Art-Pop Flourish and Wider Recognition
By the close of the 1980s Dax was recognized as a distinctive voice in the UK alternative landscape. Her 1990 album Blast the Human Flower presented polished production while keeping her idiosyncratic edge. A standout moment was her interpretation of Tomorrow Never Knows, which filtered a classic through her own swirling electronics and hypnotic rhythms, drawing attention from listeners who had not encountered her earlier, more abrasive work. Singles from this period received club and specialist radio play, and her videos, with their striking color and styling, extended her presence to new audiences. Despite the broader exposure, she remained committed to creative autonomy and to the visual-art dimension of her projects.
Film, Imagery, and Interdisciplinary Work
Dax's visual imagination found high-profile expression in cinema when she appeared as the Wolf Girl in director Neil Jordan's The Company of Wolves (1984), based on stories by Angela Carter. The film's dream-logic and folkloric themes echoed the mythic and psychological currents in her music. Across her career she created album sleeves, promotional imagery, and stage looks that reinforced her artistic universe. Costuming, body paint, and collage elements functioned not as decoration but as extensions of the narratives and sonics, making her output feel like a holistic performance art practice as much as a discography.
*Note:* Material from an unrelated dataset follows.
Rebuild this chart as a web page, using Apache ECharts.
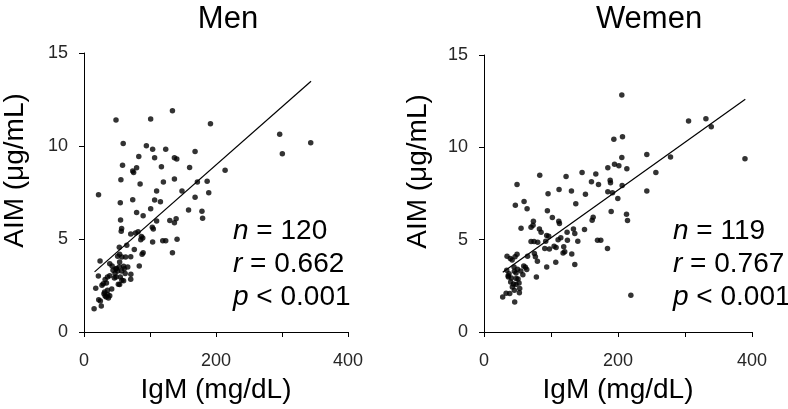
<!DOCTYPE html>
<html>
<head>
<meta charset="UTF-8">
<title>AIM vs IgM</title>
<script src="https://cdn.jsdelivr.net/npm/echarts@6/dist/echarts.min.js"></script>
<style>
  html, body { margin: 0; padding: 0; background: #fff; }
  #main { width: 788px; height: 409px; }
</style>
</head>
<body>
<div id="main"></div>
<script>
// panel titles and stats text
var panelTitles = ['Men', 'Wemen'];
var statN = ['120', '119'];
var statR = ['0.662', '0.767'];
var statP = ['0.001', '0.001'];

// axis ticks
var xTicks = [0, 100, 200, 300, 400];
var yTicks = [0, 5, 10, 15];

// men: IgM (mg/dL) and AIM (ug/mL)
var menIgM = [22,48.5,101,134,191.6,296.5,300.5,343.5,59.4,94.5,104,123.8,168.3,107,83,137,140.6,58.4,79.7,117.3,160,73.8,75.2,213.8,55.9,137,120.3,171.8,186.6,85,148.5,110,189,168.3,73.8,107,115.8,55,101,158.4,79.7,178.7,89.6,179.7,55.4,110,130,139.6,137,57,56.4,103.5,105,78,82,70.8,87,89,86,104,119.3,123.8,141,64.8,53.5,76.2,89.6,88,134,24.3,54,57.4,63,70.8,39,42.6,83.7,53.5,66.3,48.5,61,51,57,62.4,71,21.8,39,35.6,46,55,70.8,60,29.2,34,27.2,54,17.8,42,35.6,31.2,36,32,39,37,24.8,26.2,15.3,30.2,51,54,60,49,44,32,57.4,48.5,52,47,22.3,33.7];
var menAIM = [7.38,11.4,11.45,11.9,11.2,10.63,9.59,10.18,10.14,10.02,9.82,9.82,9.71,9.37,9.43,9.37,9.3,8.96,8.83,8.89,8.85,8.66,8.57,8.69,8.19,8.22,8.06,8.06,8.1,7.96,7.58,7.58,7.49,7.24,7.11,7.1,7.0,6.95,6.63,6.56,6.42,6.49,6.25,6.11,6.02,5.97,6.0,6.09,5.88,5.56,5.41,5.63,5.54,5.32,5.39,5.27,5.14,5.05,4.96,4.84,4.91,4.91,4.98,4.66,4.55,4.43,4.26,4.18,4.26,3.82,4.18,4.03,4.03,4.05,3.67,3.55,3.55,3.51,3.49,3.39,3.4,3.28,3.28,3.14,3.1,3.01,3.03,2.96,2.9,2.96,2.83,2.76,2.6,2.63,2.51,2.56,2.35,2.31,2.24,2.15,2.02,1.94,1.95,1.83,1.67,1.4,1.25,2.06,4.07,3.77,3.53,3.41,3.32,2.82,2.78,2.96,2.57,3.14,1.74,1.88];
var menFitX = [16, 344];
var menFitY = [3.23, 13.48];

// women
var womenIgM = [205.7,193.8,206.7,305.3,331.2,339.2,389.5,243,278.4,205.7,194.8,201.3,213.2,184.8,256.5,146.4,83.2,122.5,166.9,160.4,170.9,188.3,188.8,206.2,49.3,112,130.5,243,184.8,191.8,95.6,151.4,199.7,59.8,46.8,137,64.3,94.6,189.8,212.7,102,162.9,161.4,214.2,73.7,111.6,112.6,73.2,70.2,55.3,82.7,150,133.5,124,85.2,135.5,93.6,96.6,114.6,110.6,124.5,140,169.4,174.3,70.2,74.7,80.2,92.1,104.6,107.6,119,90.7,97.6,184.3,75.2,118,120.5,131,76.7,49.3,46.3,34.4,39.3,79.7,107.1,59.3,61.8,63.8,93.6,135.5,44.8,33.9,37.4,45.3,47.8,78.2,36.4,40.8,50.8,39.8,52.3,47.8,42.3,53.3,52.8,45.3,219.2,27.9,38.4,45.8,42,36,50,44,55,48,33,58,65];
var womenAIM = [12.83,10.44,10.57,11.42,11.55,11.11,9.38,9.61,9.47,9.45,9.09,9.0,8.84,8.89,8.64,8.64,8.49,8.42,8.55,8.13,7.99,8.22,8.08,7.93,7.99,7.72,7.64,7.64,7.59,7.54,7.48,7.46,7.23,7.07,6.87,6.94,6.67,6.56,6.52,6.38,6.2,6.22,6.05,6.04,6.0,6.0,5.87,5.78,5.67,5.62,5.58,5.55,5.58,5.4,5.4,5.33,5.22,5.19,5.11,4.99,4.97,4.92,4.97,4.97,4.9,4.9,4.86,4.92,4.64,4.57,4.61,4.52,4.5,4.52,4.25,4.28,4.35,4.23,4.07,4.21,4.07,4.1,3.98,3.83,3.78,3.58,3.5,3.38,3.52,3.65,3.52,3.34,3.16,3.29,3.2,2.98,2.98,2.93,2.87,2.71,2.66,2.57,2.44,2.35,2.13,2.26,1.99,1.9,2.08,1.63,3.9,3.05,3.4,2.6,3.3,2.9,2.1,3.1,4.1];
var womenFitX = [28, 390];
var womenFitY = [3.23, 12.6];

function zip(a, b) {
  var out = [];
  for (var i = 0; i < Math.min(a.length, b.length); i++) out.push([a[i], b[i]]);
  return out;
}

var font = 'Liberation Sans, Arial, sans-serif';
var black = '#000';

function xAxisFor(idx) {
  return {
    gridIndex: idx, type: 'value', min: xTicks[0], max: xTicks[xTicks.length - 1], interval: 100,
    name: 'IgM (mg/dL)', nameLocation: 'middle', nameGap: 44,
    nameTextStyle: { fontFamily: font, fontSize: 28, color: black },
    axisLine: { lineStyle: { color: black, width: 1 } },
    axisTick: { show: true, length: 5, lineStyle: { color: black } },
    axisLabel: { margin: 20, fontFamily: font, fontSize: 18, color: '#262626',
      formatter: function (v) { return v % 200 === 0 ? v : ''; } },
    splitLine: { show: false }
  };
}
function yAxisFor(idx, gap) {
  return {
    gridIndex: idx, type: 'value', min: yTicks[0], max: yTicks[yTicks.length - 1], interval: 5,
    name: 'AIM (\u03bcg/mL)', nameLocation: 'middle', nameGap: gap, nameRotate: 90,
    nameTextStyle: { fontFamily: font, fontSize: 28, color: black, padding: [0, 0, 0, 44] },
    axisLine: { show: true, lineStyle: { color: black, width: 1 } },
    axisTick: { show: true, length: 5, lineStyle: { color: black } },
    axisLabel: { margin: 16, fontFamily: font, fontSize: 18, color: '#262626' },
    splitLine: { show: false }
  };
}

function statText(x, y, label, op, val) {
  return {
    type: 'text', left: x, top: y,
    style: {
      text: '{i|' + label + '} ' + op + ' ' + val,
      font: '28px ' + font, fill: black,
      rich: { i: { fontStyle: 'italic', fontFamily: font, fontSize: 28, fill: black } }
    }
  };
}

var chart = echarts.init(document.getElementById('main'));
chart.setOption({
  animation: false,
  backgroundColor: '#fff',
  title: [
    { text: panelTitles[0], left: 223, top: -1, textAlign: 'center',
      textStyle: { fontFamily: font, fontSize: 31, fontWeight: 'normal', color: black } },
    { text: panelTitles[1], left: 644, top: -1, textAlign: 'center',
      textStyle: { fontFamily: font, fontSize: 31, fontWeight: 'normal', color: black } }
  ],
  grid: [
    { left: 79, top: 53, width: 269, height: 279 },
    { left: 484, top: 55, width: 268, height: 277 }
  ],
  xAxis: [xAxisFor(0), xAxisFor(1)],
  yAxis: [yAxisFor(0, 55), yAxisFor(1, 52)],
  series: [
    { type: 'scatter', xAxisIndex: 0, yAxisIndex: 0, symbolSize: 5.5,
      itemStyle: { color: black }, data: zip(menIgM, menAIM) },
    { type: 'line', xAxisIndex: 0, yAxisIndex: 0, showSymbol: false, symbol: 'none',
      lineStyle: { color: black, width: 1.2 }, data: zip(menFitX, menFitY) },
    { type: 'scatter', xAxisIndex: 1, yAxisIndex: 1, symbolSize: 5.5,
      itemStyle: { color: black }, data: zip(womenIgM, womenAIM) },
    { type: 'line', xAxisIndex: 1, yAxisIndex: 1, showSymbol: false, symbol: 'none',
      lineStyle: { color: black, width: 1.2 }, data: zip(womenFitX, womenFitY) }
  ],
  graphic: [
    statText(233, 217, 'n', '=', statN[0]),
    statText(233, 250, 'r', '=', statR[0]),
    statText(233, 283, 'p', '<', statP[0]),
    statText(673, 217, 'n', '=', statN[1]),
    statText(673, 250, 'r', '=', statR[1]),
    statText(673, 283, 'p', '<', statP[1])
  ]
});
</script>
</body>
</html>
Compilations, Reappraisals, and Step Back from Music
In the mid-1990s, as the landscape of independent music shifted, her catalog began to be revisited through compilations and reissues that introduced new listeners to her earlier work. The compilation Comatose Non-Reaction: The Thwarted Pop Career of Danielle Dax offered a curated perspective on her evolution from post-punk experimentalist to art-pop iconoclast. Around this time she stepped back from the recording industry. Rather than capitalizing on renewed attention with extensive touring or a rapid follow-up, she pivoted toward visual arts and design, a move consistent with her history of choosing creative satisfaction over market logic.
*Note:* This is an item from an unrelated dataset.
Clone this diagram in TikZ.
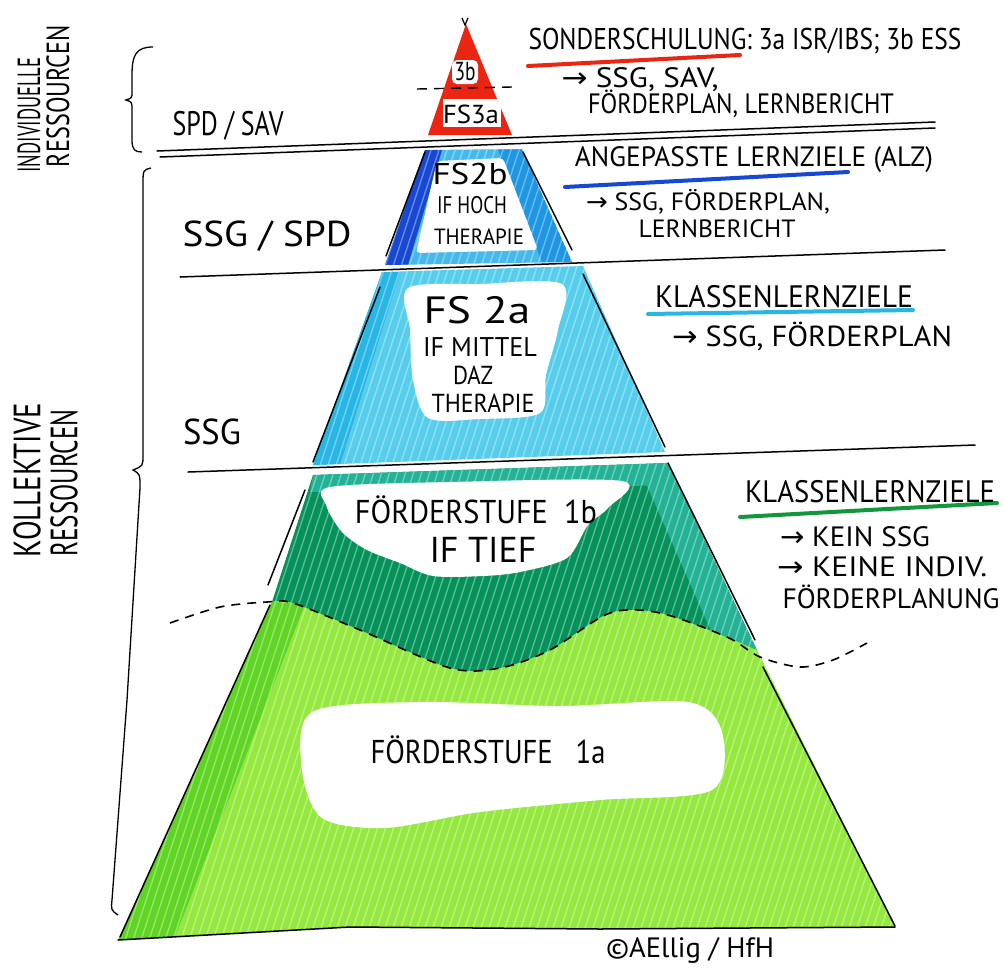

Visual Arts, Design, and Later Activities
In subsequent years Dax focused on painting, collage, and design projects, applying the same sensibility that had guided her records: bold color, layered textures, and a tension between elegance and unease. The disciplines informed each other; her imagery suggested sound and movement, while her earlier music seemed to anticipate the spatial thinking of installation and design. Exhibitions and commissions allowed her to work at human scale, experimenting with surfaces, materials, and environments. She maintained a selective public presence, occasionally granting interviews or participating in special events that contextualized her legacy for newer audiences.
Influence and Legacy
Danielle Dax's significance rests less on conventional chart metrics and more on the singularity and integrity of her vision. She demonstrated that an artist could control writing, performance, production, and image without diluting personality, and that pop-adjacent forms could house unruly ideas. Her partnership with Karl Blake in Lemon Kittens established her as a fearless experimenter; her long-running collaboration with David Knight affirmed her capacity to shape ambitious, coherent records from disparate sources. Appearances in culturally resonant work like Neil Jordan's The Company of Wolves broadened the context for her art without compromising it. For musicians and visual artists exploring the edges of song form, timbre, and persona, her catalog remains a touchstone: intimate, unsettling, and defiantly independent.